**Exercise aim:** Only the number is wanted: count the lines that include the word "matplotlib".

**Excerpted data:**
__________

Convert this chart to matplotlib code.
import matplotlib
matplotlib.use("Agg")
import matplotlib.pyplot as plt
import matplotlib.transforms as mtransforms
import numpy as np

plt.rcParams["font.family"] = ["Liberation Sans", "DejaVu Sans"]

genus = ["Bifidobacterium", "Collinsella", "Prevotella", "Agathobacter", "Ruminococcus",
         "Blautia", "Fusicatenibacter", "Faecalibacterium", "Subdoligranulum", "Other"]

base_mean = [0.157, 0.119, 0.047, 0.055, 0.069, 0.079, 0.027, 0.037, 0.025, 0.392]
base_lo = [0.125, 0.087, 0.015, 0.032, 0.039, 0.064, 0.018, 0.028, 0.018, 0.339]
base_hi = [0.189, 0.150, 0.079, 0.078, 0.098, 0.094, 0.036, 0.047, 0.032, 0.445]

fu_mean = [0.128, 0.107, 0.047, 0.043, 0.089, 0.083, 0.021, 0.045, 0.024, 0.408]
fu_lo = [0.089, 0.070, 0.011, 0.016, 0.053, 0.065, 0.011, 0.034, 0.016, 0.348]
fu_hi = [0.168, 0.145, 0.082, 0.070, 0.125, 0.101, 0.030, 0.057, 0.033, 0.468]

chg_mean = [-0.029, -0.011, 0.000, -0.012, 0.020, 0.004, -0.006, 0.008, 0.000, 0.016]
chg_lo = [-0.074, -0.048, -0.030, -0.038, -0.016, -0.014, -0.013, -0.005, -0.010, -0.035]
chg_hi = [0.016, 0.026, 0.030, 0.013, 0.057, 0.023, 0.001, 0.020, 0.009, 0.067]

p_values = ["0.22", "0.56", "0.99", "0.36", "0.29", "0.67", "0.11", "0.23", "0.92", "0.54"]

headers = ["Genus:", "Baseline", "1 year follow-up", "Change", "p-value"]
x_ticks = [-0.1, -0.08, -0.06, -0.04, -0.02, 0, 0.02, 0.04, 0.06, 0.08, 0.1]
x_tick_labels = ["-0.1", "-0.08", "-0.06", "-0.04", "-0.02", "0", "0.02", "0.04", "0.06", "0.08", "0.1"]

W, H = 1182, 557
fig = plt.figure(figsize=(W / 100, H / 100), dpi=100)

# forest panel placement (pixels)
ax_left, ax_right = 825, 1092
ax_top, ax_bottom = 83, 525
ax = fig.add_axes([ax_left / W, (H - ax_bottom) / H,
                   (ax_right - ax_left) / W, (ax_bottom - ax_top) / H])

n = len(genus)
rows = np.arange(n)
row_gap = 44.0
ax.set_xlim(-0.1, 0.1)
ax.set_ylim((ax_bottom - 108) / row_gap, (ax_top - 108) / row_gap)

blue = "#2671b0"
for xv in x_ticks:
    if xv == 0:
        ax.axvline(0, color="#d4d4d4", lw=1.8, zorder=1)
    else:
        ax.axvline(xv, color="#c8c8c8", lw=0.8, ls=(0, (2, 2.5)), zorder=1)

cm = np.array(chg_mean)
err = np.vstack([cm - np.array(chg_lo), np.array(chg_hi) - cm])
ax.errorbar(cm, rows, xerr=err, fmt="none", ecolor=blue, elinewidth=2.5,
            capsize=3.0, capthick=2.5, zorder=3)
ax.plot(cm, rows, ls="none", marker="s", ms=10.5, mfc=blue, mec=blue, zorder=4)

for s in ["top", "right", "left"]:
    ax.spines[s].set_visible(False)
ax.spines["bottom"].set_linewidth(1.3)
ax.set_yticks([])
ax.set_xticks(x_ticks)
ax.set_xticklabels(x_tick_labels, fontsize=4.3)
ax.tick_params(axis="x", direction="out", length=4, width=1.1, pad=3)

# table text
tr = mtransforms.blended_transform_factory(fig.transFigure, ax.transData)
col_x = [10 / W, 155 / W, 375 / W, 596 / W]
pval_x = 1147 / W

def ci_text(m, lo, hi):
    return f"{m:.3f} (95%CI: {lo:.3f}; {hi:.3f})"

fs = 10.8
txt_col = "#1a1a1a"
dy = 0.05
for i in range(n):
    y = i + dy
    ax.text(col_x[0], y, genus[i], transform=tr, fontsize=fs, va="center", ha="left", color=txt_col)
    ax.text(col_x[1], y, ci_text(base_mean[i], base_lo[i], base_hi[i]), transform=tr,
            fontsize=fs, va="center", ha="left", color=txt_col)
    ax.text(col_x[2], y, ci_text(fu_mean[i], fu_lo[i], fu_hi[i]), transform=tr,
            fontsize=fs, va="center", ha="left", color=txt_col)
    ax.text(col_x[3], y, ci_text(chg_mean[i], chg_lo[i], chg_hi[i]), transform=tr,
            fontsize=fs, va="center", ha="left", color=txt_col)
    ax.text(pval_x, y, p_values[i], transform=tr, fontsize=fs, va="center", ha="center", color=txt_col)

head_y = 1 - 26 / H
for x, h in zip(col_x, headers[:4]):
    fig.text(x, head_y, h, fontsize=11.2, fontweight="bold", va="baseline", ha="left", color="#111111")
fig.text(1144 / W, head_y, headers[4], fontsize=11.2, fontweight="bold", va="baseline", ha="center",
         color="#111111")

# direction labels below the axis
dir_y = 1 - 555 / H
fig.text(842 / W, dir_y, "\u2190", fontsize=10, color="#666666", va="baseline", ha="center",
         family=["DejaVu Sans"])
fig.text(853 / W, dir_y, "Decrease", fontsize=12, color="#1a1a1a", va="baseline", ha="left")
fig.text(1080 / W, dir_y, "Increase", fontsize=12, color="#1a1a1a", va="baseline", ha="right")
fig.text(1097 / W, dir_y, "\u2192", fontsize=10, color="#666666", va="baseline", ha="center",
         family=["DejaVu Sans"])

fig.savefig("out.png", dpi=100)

__________

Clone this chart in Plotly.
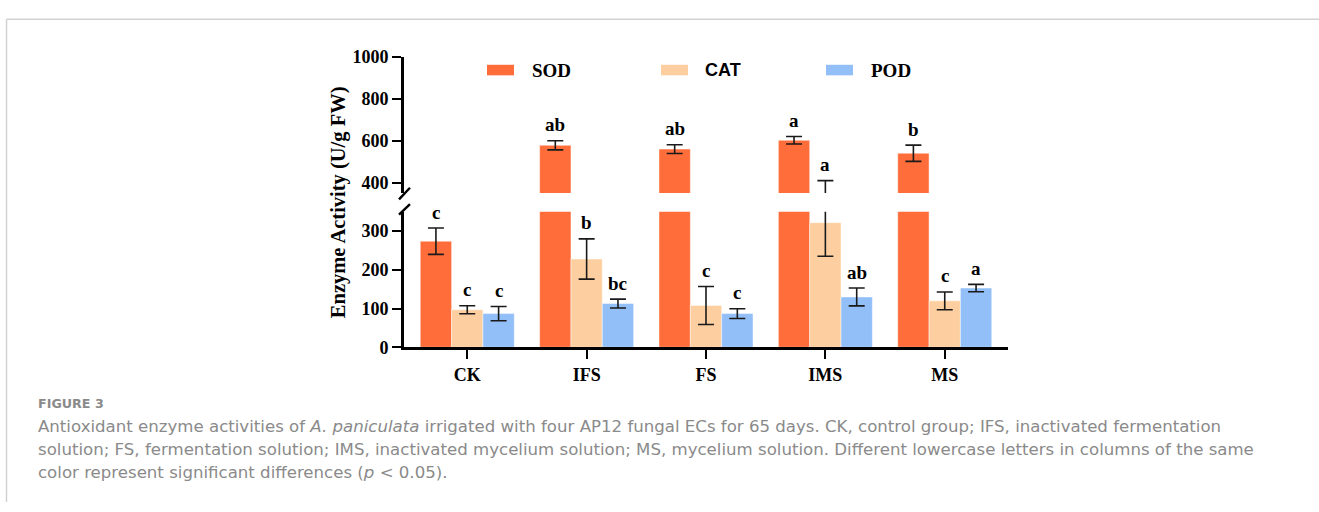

__________

**Result of this exercise:** 5